Just in case you think that the unity of Father, Son, and Holy Spirit is not as clear as I’ve suggested the following statements establish it to be so with increasing certainty. “… (T)he Counselor, the Holy Spirit,” He says, “whom the Father will send in my name, will teach you all things and will remind you of everything I have said to you.”
- As Jesus was the Teacher, the ultimate “Word” from God,” – in every lesson He taught
doing the work of the Father,” – the “Counselor, the Holy Spirit,” will “teach” them “all
things.” He will “remind” them of “everything” Jesus “said to them.” The work of the Spirit
will be the work of the Son which is the work of the Father.
In Chapter 15 verse 26 Jesus says, “When the Counselor comes, whom I will send to you from the Father, the Spirit of truth who goes out from the Father, He will testify about me.”
- Jesus is now stating that He will “send” the “Counselor … from the Father.” Just moments
before He had said that He would ask the Father and the Father would “give” the
Counselor. Now He asserts that He “will send” “the Spirit of truth.” These three are so
intimately interrelated that to talk about one is to talk about the other.
Jesus makes the final and conclusive statement in Chapter 16 verses 12 through 15.
“I have much more to say to you, more than you can now bear. But when he, the Spirit
of truth, comes, he will guide you into all truth. He will not speak on his own; he will speak
only what he hears, and he will tell you what is yet to come. He will bring glory to me by
taking from what is mine and making it known to you. All that belongs to the Father is mine.
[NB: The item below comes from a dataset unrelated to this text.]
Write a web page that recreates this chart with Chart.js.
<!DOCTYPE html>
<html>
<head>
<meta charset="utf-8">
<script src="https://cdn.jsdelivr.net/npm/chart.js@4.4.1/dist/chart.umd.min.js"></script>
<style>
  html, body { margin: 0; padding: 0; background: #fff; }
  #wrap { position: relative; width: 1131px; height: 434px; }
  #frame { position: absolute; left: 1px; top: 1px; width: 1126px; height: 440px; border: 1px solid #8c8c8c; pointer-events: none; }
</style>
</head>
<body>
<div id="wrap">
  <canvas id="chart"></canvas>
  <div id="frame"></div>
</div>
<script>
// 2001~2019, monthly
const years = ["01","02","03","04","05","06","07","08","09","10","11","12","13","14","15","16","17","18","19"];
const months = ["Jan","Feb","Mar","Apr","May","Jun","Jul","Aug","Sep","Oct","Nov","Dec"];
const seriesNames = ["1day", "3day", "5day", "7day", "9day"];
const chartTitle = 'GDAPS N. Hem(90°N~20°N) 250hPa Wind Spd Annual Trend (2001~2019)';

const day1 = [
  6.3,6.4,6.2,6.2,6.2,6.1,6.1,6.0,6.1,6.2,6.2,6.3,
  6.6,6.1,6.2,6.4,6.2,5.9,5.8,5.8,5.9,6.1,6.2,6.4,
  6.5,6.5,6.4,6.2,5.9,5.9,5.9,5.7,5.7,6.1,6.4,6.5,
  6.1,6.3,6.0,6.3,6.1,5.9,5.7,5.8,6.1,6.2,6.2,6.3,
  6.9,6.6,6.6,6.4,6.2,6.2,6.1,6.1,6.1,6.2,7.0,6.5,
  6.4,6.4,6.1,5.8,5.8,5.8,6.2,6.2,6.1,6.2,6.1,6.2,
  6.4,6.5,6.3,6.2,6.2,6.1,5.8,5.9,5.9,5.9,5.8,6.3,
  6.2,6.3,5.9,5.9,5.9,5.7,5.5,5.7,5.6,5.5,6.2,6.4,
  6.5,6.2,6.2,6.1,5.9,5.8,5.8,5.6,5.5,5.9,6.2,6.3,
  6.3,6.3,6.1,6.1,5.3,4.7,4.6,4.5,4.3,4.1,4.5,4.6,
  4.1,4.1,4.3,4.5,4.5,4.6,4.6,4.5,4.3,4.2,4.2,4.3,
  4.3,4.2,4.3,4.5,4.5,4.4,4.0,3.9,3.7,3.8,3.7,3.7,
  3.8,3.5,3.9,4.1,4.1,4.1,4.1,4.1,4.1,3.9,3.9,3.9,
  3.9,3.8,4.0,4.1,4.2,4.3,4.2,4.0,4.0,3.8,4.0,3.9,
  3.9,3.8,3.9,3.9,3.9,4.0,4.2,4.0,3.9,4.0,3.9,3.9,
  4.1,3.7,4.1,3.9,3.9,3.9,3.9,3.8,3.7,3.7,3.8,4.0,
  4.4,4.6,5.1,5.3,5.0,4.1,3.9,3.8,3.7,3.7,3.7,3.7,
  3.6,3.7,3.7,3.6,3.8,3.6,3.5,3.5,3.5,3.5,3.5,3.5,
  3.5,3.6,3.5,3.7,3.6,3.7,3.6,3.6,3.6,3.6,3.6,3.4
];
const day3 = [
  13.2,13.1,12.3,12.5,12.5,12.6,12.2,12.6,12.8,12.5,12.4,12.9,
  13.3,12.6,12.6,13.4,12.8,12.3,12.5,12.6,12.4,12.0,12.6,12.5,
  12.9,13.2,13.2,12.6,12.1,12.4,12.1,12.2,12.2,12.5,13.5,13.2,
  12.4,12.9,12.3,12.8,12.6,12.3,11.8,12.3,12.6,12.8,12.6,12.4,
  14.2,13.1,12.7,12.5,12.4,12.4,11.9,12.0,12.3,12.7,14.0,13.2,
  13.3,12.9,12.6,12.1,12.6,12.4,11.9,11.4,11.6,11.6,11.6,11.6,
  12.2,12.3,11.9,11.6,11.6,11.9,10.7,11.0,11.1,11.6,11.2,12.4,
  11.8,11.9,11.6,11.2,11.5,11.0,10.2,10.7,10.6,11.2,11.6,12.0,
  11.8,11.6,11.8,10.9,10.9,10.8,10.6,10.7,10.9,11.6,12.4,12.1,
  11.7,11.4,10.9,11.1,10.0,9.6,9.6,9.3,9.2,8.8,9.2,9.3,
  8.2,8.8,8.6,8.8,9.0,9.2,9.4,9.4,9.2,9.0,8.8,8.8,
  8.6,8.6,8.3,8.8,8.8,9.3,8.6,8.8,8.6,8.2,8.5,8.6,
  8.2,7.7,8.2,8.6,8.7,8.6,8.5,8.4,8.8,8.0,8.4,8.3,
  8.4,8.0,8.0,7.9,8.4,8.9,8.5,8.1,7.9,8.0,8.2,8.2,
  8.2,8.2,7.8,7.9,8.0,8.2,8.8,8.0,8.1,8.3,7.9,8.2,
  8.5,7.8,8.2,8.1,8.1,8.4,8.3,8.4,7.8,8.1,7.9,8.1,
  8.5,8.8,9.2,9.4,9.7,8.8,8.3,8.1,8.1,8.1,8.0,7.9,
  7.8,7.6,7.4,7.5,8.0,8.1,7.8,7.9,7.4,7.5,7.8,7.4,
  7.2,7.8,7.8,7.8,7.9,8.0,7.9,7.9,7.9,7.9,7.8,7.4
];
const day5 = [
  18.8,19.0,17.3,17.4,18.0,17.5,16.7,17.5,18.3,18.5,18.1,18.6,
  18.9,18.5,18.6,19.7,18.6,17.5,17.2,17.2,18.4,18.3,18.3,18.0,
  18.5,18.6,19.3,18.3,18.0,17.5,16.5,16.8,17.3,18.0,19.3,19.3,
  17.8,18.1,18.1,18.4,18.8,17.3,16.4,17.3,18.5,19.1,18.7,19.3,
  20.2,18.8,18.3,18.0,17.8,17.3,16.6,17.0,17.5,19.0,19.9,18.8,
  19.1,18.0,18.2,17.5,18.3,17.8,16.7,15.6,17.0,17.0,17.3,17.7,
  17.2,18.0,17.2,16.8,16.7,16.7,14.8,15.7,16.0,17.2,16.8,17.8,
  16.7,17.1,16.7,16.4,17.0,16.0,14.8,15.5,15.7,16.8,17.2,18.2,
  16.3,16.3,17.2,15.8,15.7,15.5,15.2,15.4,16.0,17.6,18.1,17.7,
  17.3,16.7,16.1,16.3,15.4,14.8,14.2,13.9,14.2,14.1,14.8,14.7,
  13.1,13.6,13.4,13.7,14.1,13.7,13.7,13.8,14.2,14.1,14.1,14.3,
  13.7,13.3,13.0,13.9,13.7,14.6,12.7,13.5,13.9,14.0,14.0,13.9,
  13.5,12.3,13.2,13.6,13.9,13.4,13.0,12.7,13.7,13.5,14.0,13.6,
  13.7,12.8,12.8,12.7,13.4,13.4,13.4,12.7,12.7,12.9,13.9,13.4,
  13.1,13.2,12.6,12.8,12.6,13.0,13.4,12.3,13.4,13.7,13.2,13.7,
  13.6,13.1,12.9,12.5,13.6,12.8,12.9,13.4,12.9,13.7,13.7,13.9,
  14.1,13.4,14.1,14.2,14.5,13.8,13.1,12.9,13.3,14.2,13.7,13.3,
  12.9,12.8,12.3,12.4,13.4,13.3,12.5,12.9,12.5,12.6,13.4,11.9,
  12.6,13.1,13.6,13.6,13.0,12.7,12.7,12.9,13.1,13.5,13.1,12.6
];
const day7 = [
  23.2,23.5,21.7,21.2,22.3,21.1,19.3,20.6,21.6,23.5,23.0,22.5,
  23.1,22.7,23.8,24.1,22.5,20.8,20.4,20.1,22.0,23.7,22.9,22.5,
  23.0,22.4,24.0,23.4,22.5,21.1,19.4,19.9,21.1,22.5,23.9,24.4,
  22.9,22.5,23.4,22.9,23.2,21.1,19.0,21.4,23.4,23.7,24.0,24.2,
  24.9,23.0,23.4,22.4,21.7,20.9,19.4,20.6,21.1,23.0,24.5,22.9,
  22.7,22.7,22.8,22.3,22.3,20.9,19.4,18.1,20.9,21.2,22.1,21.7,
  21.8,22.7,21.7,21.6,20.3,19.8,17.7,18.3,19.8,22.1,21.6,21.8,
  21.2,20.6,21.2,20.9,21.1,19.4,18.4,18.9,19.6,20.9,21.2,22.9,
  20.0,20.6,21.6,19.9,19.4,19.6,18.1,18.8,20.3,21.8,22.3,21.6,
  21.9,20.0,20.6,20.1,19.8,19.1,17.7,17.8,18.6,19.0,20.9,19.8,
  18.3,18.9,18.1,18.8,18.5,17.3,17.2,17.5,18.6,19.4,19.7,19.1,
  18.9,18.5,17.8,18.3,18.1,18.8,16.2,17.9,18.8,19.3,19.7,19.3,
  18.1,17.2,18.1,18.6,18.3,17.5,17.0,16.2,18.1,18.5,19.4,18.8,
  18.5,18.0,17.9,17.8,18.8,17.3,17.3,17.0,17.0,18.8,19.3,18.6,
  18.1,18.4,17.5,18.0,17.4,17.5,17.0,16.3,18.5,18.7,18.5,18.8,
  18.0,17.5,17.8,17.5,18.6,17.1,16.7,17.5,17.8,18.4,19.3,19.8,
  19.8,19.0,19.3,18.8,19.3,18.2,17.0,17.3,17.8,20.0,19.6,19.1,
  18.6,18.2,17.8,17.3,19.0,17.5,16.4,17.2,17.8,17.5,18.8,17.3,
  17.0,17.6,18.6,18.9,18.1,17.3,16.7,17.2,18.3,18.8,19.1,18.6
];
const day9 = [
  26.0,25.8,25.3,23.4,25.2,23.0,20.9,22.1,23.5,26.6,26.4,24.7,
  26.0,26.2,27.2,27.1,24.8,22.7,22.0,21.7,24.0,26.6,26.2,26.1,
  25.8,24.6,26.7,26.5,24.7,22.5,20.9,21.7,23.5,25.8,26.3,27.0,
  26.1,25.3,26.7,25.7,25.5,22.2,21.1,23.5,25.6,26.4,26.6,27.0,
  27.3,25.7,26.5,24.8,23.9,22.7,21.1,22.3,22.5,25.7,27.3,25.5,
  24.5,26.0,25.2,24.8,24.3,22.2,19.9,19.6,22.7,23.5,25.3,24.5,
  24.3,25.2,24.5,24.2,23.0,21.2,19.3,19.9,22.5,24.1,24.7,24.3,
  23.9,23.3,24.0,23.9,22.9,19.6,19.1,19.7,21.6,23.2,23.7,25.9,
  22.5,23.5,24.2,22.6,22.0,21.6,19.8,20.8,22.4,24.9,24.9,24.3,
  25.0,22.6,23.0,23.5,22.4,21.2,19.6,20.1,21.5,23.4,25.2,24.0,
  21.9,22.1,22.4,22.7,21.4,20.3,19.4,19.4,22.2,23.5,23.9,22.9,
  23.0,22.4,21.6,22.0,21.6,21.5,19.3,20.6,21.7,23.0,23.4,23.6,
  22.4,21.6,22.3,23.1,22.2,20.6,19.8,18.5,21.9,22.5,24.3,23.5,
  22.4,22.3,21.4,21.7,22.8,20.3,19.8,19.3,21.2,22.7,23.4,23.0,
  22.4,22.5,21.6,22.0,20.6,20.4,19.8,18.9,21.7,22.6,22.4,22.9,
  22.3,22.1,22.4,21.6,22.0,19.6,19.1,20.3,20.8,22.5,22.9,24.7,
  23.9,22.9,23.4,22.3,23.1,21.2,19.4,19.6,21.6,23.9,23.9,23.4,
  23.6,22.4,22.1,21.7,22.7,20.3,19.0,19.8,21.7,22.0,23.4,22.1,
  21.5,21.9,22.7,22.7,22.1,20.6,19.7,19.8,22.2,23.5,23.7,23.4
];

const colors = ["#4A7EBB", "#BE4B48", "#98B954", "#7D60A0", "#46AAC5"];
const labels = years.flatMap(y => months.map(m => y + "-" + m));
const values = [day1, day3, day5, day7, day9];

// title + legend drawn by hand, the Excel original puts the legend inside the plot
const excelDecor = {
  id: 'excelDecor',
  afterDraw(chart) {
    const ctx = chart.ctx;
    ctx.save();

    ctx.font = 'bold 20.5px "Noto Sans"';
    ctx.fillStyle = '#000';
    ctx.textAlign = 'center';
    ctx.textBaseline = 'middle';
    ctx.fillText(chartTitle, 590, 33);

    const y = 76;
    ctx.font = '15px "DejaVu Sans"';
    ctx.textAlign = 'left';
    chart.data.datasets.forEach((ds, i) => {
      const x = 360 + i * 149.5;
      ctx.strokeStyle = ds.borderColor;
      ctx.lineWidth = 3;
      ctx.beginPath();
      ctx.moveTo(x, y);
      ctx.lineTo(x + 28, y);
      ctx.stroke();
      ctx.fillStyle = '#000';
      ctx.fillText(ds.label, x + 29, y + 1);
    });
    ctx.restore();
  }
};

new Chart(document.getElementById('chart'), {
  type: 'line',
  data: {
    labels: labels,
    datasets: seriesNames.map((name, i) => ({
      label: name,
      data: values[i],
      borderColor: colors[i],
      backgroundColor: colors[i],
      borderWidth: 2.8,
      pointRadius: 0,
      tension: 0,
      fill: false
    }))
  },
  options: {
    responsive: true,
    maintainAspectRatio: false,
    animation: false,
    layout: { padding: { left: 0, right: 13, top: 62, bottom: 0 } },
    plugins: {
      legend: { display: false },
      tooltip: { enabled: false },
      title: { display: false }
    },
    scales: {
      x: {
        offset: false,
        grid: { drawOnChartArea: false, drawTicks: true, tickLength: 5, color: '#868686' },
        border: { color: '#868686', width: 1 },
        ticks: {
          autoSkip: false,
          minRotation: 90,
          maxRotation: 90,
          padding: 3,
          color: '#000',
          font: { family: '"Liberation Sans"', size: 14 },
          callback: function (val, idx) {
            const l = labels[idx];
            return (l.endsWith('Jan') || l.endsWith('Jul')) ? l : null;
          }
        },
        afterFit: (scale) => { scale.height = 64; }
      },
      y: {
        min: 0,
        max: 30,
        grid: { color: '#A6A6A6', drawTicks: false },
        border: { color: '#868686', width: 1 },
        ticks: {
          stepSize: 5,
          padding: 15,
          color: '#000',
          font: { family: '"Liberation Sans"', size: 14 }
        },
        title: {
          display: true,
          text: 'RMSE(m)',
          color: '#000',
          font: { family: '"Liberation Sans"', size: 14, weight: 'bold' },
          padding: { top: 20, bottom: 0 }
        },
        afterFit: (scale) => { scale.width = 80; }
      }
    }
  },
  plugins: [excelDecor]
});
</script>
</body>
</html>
That is why I said the Spirit will take from what is mine and make it known to you.”
Here is the summary.
- The Spirit works with “what is mine,” Jesus insists. “What is mine,” is “all that belongs to
the Father.” These three are all working together. Their material, their work, their
objectives are the same. Of course! They are one. The Father, the Son, the Holy Spirit are
one. To have the Spirit “in” us is to have “Father” and “Son” in us. The Holy Spirit has
“come upon” us. The “power” of the “Most High has overshadowed us.” This is the
detailed description of what a “birth from above” is all about. It is, what St. Paul described
as a “mystery” revealed. It is “Christ in you the hope of Glory.” (See Colossians 1:26 & 27)
Only someone living this “new” kind of life is capable of “seeing” – looking on – “the Kingdom of God.” Certainly it is the only kind of life that will survive and flourish in such a “Kingdom.” “The Spirit gives birth to spirit.” Such “spiritual” life will not “perish.” Jesus said it. And most anyone familiar with the Bible remembers the statement.
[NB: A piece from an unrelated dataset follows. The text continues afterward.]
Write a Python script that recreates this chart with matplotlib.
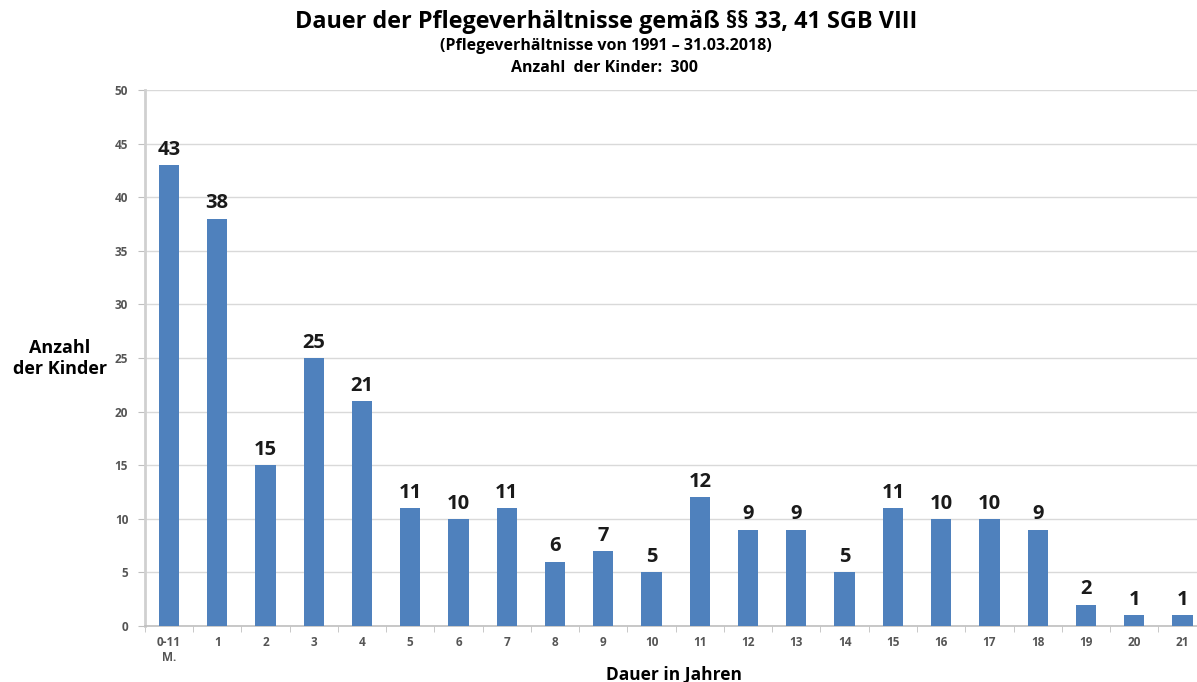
import matplotlib.pyplot as plt

categories = ["0-11\nM.", "1", "2", "3", "4", "5", "6", "7", "8", "9", "10",
              "11", "12", "13", "14", "15", "16", "17", "18", "19", "20", "21"]
values = [43, 38, 15, 25, 21, 11, 10, 11, 6, 7, 5, 12, 9, 9, 5, 11, 10, 10, 9, 2, 1, 1]
y_ticks = [0, 5, 10, 15, 20, 25, 30, 35, 40, 45, 50]

plt.rcParams["font.family"] = ["Open Sans", "DejaVu Sans"]

fig = plt.figure(figsize=(11.97, 6.82), dpi=100)
ax = fig.add_axes([0.121, 0.082, 0.887, 0.786])

x = list(range(len(categories)))
ax.bar(x, values, width=0.42, color="#4F81BD", zorder=3)

for xi, v in zip(x, values):
    ax.text(xi, v + 0.5, str(v), ha="center", va="bottom",
            fontsize=14.5, fontweight="bold", color="#1a1a1a")

ax.set_xlim(-0.5, len(categories) - 0.5)
ax.set_ylim(0, 50)
ax.set_yticks(y_ticks)
ax.set_yticklabels([str(t) for t in y_ticks], fontsize=8.5, color="#555555", fontweight="bold")
ax.set_xticks(x)
ax.set_xticklabels(categories, fontsize=8.5, color="#555555", fontweight="bold")
ax.set_xticks([i - 0.5 for i in range(len(categories) + 1)], minor=True)
ax.tick_params(axis="x", which="major", length=0, pad=7)
ax.tick_params(axis="x", which="minor", length=4, color="#BFBFBF", direction="out")
ax.tick_params(axis="y", length=5, color="#BFBFBF", pad=7)

ax.grid(axis="y", color="#D9D9D9", linewidth=1, zorder=0)
for side in ["top", "right"]:
    ax.spines[side].set_visible(False)
ax.spines["left"].set_color("#D0D0D0")
ax.spines["left"].set_linewidth(2)
ax.spines["bottom"].set_color("#BFBFBF")
ax.spines["bottom"].set_linewidth(1.2)

fig.text(0.506, 0.968, "Dauer der Pflegeverhältnisse gemäß §§ 33, 41 SGB VIII",
         ha="center", va="center", fontsize=16.8, fontweight="bold")
fig.text(0.506, 0.932, "(Pflegeverhältnisse von 1991 – 31.03.2018)",
         ha="center", va="center", fontsize=11.5, fontweight="bold")
fig.text(0.505, 0.901, "Anzahl  der Kinder:  300",
         ha="center", va="center", fontsize=11.5, fontweight="bold")

fig.text(0.050, 0.474, "Anzahl\nder Kinder", ha="center", va="center",
         fontsize=13, fontweight="bold", linespacing=1.2)
fig.text(0.563, 0.010, "Dauer in Jahren", ha="center", va="center",
         fontsize=12.5, fontweight="bold")

fig.savefig("out.png", dpi=100, facecolor="white")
“God loves the world so much that He gave His only Son that whosoever believes in Him
shall not perish but have eternal life.” (John 3:16)
Some time later, in a prayer, Jesus makes a most enlightening statement. Remember, He’s praying.
“Now this is eternal life: that they may know you, the only true God, and Jesus Christ,
whom you have sent.” (John 17:3)
The spiritual life Jesus is teaching us about is “eternal.”
Moreover it has a singular focus. It is bent on “knowing” God; Father and Son. Jesus said pretty much the same thing while encouraging people to stop worrying about the stuff we usually worry about.
“So do not worry, saying, ‘What shall we eat?’ or ‘What shall we drink?’ or ‘What shall we
wear?’ For the pagans run after all these things, and your heavenly Father knows that you
need them. But seek first his kingdom and his righteousness, and all these things will be
given to you as well.” (Matthew 6:31 – 33)
To “seek” someone’s Kingdom is to pursue an understanding of the nature of things under their rule. The true “seeker” wants to “know” the ruler personally as well. But beyond that someone who “seeks” a Kingdom is “searching” for a destiny; a way of life they can trust for safety, freedom, and well-being. The King they choose will be someone they’ve come to believe they can trust their lives with. Jesus is teaching that it is only when we trust all aspects of our lives to the Father’s Sovereign control that we will “know” Him well. And it makes perfect sense. If the one and only God is “in us,” there is no further place for any illusions that we might be the masters of our own “destiny.” He is fully in charge. Then and only then is He free to reveal Himself to us completely. Then and only then will we really “know” Him. Finally, we know what it is like to live with “the Holy Spirit” at work in us; “overshadowed by the Most High.” With that we “know” the Father and what it is like to be His “children.” As “children of the Heavenly Father,” we discover we are Christ’s brothers and sisters. With the Father, our Lord Jesus, and the Spirit - God - alive in us we find we are gradually becoming like Jesus Himself. Usually we're the last ones to notice. But it's happening. We and the “Kingdom of the Heavens” are in growing collaboration. We are in lock step on more and more issues, daily. The “Heavens” have been “opened.” Heavenly beings “ascend and descend on” us continually. We are “filled with all the fullness of God.” (Ephesians 3:19) Everyday it is more apparent, to those who observe us, that we “have been with Jesus.” Our presence is perceived as the presence of someone “filled with the Spirit.” The Kingdom, flourishing in us quietly but certainly, asserts its influence in the world; among the people where we live. People we interact with are coming under His rule. When He returns business in us and such people will simply go on as usual. After all we will have been becoming “the Kingdom of our Lord and of His Christ.” Then and there, on the foundation of those hearts, He will finally “make everything new.”